# GIVEN REQUEST
Note each line of the listing that contains the string "full", and copy it.

>> BEGIN DATA LISTING

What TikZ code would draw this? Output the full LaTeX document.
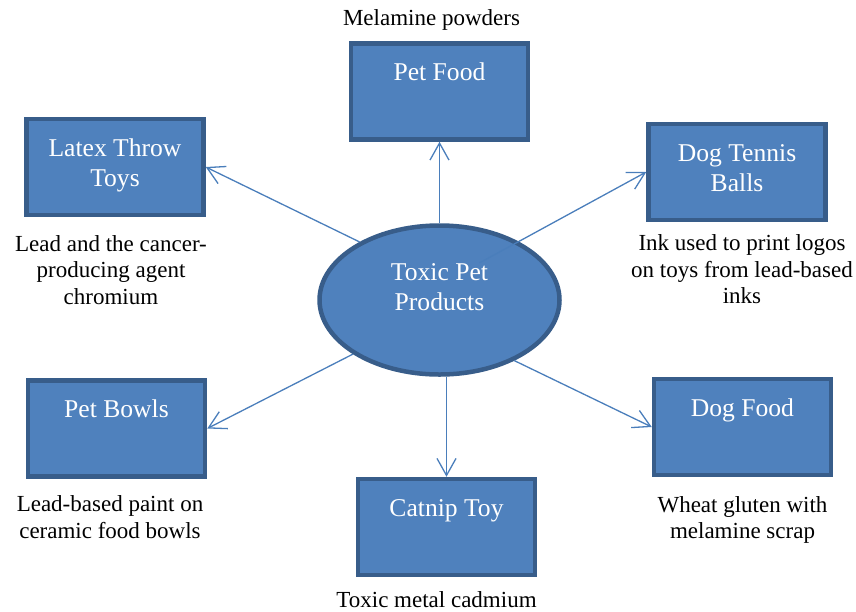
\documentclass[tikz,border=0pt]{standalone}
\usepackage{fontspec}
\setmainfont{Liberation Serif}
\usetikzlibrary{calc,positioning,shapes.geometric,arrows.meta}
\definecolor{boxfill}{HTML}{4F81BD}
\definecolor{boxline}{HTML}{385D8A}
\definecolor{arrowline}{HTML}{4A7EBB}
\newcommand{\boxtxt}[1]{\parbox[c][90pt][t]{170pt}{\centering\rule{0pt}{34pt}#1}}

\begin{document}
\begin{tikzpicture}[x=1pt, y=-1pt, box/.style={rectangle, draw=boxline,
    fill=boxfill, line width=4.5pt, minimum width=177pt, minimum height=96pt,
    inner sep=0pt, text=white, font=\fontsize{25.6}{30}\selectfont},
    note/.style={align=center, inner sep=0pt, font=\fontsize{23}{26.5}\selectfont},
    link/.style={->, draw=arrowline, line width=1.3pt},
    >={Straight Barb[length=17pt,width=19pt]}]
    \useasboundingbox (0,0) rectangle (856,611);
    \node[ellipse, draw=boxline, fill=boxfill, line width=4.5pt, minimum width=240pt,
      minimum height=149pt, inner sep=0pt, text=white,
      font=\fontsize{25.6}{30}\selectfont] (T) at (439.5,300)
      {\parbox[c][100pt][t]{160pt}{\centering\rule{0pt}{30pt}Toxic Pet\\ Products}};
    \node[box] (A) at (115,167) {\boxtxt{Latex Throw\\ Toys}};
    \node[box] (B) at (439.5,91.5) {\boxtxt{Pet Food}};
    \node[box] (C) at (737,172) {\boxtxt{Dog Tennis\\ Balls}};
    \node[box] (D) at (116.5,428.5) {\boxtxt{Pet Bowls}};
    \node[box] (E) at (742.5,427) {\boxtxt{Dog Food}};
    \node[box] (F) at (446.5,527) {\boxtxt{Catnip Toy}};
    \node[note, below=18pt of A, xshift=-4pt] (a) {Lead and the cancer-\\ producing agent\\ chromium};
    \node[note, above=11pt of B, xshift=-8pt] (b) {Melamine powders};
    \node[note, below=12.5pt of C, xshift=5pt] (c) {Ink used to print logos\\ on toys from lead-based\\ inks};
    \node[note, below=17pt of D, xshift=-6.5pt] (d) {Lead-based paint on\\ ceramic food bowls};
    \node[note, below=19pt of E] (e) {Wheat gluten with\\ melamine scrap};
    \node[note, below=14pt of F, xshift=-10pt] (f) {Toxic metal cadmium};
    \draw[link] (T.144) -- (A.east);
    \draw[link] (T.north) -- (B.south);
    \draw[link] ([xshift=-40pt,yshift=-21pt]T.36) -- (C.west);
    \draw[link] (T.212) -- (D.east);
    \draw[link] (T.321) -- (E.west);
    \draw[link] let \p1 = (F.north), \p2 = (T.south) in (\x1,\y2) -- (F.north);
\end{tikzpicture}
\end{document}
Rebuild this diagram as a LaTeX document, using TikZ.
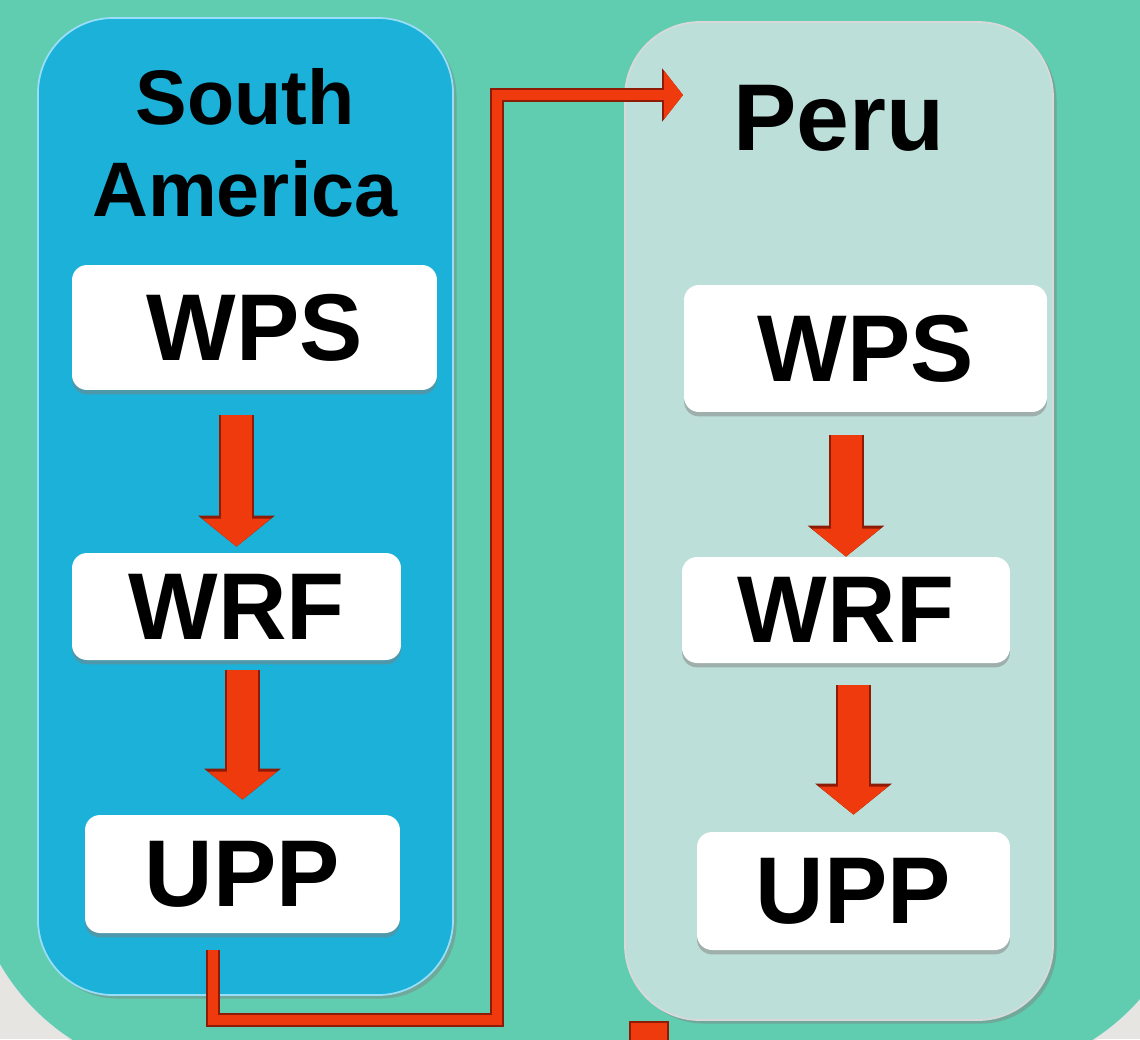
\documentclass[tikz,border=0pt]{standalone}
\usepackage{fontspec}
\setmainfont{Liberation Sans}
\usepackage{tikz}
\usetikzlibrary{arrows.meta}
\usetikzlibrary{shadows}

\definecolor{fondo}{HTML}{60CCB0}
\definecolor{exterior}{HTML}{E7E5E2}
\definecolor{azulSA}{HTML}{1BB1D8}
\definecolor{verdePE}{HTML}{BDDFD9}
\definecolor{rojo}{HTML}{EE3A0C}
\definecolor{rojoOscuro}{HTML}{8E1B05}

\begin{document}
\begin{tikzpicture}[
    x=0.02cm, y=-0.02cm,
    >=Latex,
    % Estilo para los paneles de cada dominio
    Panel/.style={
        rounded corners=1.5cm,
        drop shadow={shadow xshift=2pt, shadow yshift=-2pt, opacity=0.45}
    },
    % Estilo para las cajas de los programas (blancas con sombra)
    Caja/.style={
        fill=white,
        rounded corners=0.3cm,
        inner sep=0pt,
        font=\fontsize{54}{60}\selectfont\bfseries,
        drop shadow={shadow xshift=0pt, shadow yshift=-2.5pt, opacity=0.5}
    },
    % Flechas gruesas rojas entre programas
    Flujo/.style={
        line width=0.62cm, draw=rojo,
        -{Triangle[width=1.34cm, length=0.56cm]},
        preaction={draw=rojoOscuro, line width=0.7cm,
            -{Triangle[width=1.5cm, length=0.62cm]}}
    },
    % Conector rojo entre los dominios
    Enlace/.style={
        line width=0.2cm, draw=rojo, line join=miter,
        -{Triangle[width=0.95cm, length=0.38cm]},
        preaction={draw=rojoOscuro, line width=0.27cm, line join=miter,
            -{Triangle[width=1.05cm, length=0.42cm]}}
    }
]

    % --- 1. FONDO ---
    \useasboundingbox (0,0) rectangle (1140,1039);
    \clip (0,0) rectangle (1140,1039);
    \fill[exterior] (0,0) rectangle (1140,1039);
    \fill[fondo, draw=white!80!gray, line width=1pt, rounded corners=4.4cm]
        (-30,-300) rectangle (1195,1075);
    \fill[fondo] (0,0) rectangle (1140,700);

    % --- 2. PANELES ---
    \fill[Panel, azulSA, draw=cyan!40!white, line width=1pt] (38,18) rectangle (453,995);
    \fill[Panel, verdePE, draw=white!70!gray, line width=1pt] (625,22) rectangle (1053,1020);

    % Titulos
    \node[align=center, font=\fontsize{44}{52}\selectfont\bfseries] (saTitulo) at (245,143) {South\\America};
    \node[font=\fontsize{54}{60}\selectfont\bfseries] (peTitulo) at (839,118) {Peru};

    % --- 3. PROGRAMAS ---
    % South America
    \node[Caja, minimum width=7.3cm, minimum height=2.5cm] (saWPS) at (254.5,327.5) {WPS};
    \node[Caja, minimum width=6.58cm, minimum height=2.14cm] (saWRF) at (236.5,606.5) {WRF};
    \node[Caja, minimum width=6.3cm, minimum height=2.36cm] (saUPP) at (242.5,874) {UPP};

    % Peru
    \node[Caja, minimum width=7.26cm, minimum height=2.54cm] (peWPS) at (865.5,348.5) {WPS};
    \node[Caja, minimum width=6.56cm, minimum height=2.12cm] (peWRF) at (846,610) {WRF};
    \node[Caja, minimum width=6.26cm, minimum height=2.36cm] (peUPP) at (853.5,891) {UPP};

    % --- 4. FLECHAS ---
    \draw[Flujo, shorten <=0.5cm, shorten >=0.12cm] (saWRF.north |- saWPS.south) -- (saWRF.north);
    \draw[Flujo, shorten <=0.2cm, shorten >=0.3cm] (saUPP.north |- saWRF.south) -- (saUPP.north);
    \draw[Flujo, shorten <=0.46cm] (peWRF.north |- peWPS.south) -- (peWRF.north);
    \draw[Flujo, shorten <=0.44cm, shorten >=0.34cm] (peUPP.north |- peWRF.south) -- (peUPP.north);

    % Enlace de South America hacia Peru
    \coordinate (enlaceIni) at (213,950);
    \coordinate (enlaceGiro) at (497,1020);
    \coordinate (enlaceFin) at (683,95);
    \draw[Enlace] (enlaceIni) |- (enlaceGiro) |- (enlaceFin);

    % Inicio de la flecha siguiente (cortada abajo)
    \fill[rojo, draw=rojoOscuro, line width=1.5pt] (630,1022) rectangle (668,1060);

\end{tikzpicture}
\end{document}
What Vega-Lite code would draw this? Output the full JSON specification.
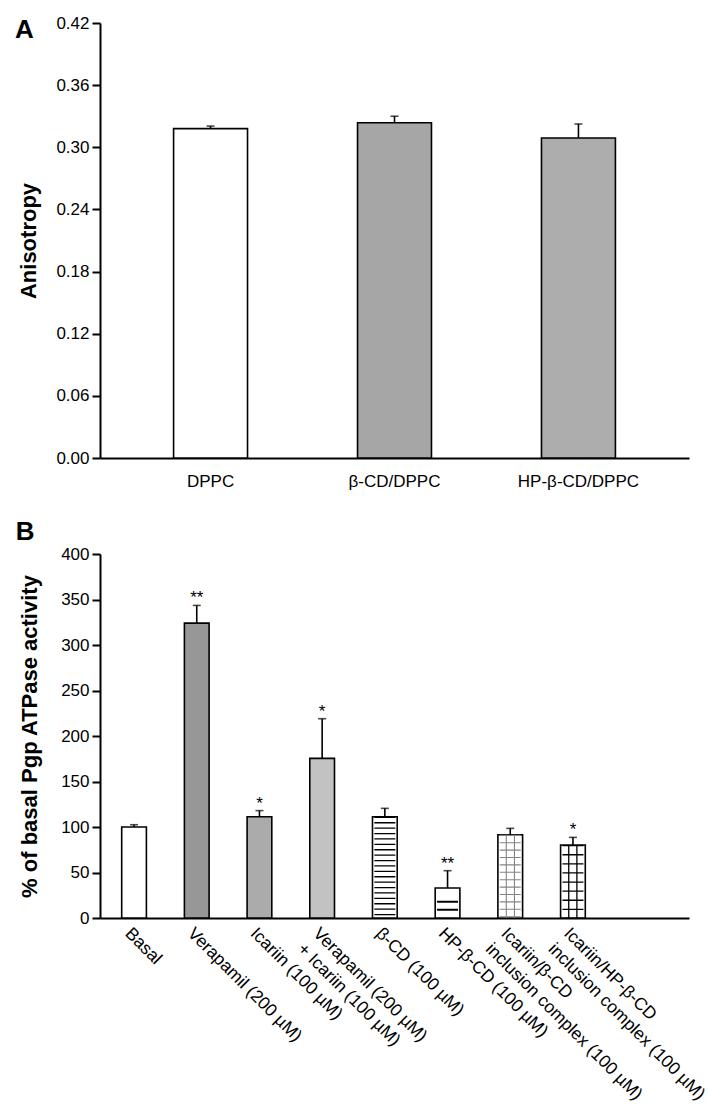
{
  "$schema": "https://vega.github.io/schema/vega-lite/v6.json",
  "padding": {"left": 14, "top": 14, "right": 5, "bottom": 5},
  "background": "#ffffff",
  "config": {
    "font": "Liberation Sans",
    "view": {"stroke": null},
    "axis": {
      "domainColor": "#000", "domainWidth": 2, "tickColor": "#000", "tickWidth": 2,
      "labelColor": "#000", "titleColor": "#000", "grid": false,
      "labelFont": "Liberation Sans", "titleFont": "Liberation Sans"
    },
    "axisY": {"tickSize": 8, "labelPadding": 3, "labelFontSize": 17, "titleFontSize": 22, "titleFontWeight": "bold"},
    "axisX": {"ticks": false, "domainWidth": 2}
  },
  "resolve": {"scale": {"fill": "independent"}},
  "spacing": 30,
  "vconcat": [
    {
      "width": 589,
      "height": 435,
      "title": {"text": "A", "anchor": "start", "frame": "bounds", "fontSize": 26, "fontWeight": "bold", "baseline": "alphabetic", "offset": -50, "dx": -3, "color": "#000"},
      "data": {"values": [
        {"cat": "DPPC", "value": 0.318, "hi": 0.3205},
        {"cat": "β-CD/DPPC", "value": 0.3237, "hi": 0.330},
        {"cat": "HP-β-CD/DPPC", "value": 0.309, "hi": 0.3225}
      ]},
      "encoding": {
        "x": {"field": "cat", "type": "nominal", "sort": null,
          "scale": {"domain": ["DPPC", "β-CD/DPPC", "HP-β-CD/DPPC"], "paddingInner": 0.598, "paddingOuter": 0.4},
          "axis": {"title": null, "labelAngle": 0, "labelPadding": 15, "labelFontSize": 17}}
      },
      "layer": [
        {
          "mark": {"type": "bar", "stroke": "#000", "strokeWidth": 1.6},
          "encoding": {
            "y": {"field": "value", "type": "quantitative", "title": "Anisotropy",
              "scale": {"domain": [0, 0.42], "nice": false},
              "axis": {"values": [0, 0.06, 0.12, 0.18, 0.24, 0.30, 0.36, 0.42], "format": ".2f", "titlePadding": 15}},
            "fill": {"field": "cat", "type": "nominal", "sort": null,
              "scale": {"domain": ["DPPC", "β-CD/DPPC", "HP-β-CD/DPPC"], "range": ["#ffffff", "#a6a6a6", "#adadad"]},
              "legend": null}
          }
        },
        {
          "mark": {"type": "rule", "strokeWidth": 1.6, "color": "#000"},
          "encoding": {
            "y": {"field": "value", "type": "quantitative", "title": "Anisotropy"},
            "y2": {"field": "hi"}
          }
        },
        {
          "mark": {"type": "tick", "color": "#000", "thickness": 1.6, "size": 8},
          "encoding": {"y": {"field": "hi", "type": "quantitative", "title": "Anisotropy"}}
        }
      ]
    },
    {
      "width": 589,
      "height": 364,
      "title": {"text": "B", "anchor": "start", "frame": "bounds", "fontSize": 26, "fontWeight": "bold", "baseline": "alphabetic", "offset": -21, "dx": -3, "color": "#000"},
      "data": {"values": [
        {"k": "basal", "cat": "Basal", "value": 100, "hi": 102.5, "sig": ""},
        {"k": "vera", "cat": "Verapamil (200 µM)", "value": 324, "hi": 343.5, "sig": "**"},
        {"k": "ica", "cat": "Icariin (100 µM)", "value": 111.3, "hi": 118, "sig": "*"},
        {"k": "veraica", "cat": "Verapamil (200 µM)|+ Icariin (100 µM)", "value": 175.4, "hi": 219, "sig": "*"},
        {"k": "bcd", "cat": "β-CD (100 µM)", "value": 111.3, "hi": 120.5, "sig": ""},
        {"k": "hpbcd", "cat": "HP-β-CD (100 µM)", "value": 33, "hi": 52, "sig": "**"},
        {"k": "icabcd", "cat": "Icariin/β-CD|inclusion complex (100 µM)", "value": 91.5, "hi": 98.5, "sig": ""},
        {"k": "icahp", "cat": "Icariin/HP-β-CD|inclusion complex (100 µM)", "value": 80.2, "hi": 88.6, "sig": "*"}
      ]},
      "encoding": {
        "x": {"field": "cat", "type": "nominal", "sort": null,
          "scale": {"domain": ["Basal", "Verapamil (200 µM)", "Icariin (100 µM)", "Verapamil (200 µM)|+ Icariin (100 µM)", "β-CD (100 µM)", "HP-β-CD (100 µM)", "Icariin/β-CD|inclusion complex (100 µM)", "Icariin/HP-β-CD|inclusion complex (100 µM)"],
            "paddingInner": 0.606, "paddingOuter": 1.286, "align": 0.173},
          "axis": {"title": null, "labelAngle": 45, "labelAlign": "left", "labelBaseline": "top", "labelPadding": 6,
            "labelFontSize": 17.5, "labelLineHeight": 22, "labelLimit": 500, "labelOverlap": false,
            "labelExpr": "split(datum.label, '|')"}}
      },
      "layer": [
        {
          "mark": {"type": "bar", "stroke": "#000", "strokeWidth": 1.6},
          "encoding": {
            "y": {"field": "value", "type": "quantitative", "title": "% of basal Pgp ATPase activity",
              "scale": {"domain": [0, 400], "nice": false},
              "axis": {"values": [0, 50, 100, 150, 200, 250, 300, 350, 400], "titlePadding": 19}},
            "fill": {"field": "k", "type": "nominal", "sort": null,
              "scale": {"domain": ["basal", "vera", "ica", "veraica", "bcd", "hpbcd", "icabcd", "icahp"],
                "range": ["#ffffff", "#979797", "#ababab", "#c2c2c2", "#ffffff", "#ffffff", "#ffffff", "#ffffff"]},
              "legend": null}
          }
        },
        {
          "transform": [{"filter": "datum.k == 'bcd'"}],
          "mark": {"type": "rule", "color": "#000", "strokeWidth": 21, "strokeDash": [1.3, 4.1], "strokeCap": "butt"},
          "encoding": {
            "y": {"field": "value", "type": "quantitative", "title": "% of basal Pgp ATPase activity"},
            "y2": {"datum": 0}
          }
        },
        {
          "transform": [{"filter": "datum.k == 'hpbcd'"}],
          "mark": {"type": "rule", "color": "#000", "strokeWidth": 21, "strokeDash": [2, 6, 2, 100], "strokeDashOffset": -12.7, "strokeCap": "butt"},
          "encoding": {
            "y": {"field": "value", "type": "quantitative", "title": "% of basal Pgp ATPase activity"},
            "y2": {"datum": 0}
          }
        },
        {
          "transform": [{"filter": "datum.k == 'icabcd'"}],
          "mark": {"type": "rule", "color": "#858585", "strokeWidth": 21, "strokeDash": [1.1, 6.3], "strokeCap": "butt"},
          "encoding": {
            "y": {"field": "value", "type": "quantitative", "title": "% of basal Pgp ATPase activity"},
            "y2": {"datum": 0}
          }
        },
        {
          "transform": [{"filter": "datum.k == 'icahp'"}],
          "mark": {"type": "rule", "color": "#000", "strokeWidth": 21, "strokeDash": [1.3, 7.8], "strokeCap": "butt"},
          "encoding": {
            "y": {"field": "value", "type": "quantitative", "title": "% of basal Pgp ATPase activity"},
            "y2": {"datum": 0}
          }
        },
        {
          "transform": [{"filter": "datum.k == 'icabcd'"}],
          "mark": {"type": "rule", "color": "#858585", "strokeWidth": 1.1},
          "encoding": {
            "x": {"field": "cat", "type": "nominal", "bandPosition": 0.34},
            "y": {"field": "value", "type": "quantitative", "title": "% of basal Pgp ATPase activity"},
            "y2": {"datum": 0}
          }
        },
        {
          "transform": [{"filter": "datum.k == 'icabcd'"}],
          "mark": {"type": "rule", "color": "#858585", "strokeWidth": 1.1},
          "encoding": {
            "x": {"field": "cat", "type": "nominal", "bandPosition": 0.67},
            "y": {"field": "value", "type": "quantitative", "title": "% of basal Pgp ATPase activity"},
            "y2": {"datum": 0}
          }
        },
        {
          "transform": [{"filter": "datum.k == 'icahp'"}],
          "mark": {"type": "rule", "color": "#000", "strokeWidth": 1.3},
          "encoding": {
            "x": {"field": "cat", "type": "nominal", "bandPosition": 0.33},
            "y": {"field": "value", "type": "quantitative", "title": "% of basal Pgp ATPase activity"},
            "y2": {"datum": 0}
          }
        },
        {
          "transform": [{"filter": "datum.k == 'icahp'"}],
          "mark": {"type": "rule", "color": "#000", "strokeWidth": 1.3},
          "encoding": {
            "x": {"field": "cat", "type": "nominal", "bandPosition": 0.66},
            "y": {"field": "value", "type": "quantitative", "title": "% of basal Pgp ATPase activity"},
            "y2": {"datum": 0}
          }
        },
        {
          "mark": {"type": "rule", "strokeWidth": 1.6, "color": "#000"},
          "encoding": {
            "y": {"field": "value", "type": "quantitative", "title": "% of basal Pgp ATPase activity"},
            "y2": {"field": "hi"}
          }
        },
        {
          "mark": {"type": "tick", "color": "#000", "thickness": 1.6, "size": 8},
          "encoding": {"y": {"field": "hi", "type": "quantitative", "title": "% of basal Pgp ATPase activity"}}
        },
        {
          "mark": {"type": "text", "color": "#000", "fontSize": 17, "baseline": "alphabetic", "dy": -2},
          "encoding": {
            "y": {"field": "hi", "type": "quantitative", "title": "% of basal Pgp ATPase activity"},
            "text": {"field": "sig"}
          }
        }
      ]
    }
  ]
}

>> END DATA LISTING

# TASK SOLUTION
What TikZ code would draw this? Output the full LaTeX document.
What Vega-Lite code would draw this? Output the full JSON specification.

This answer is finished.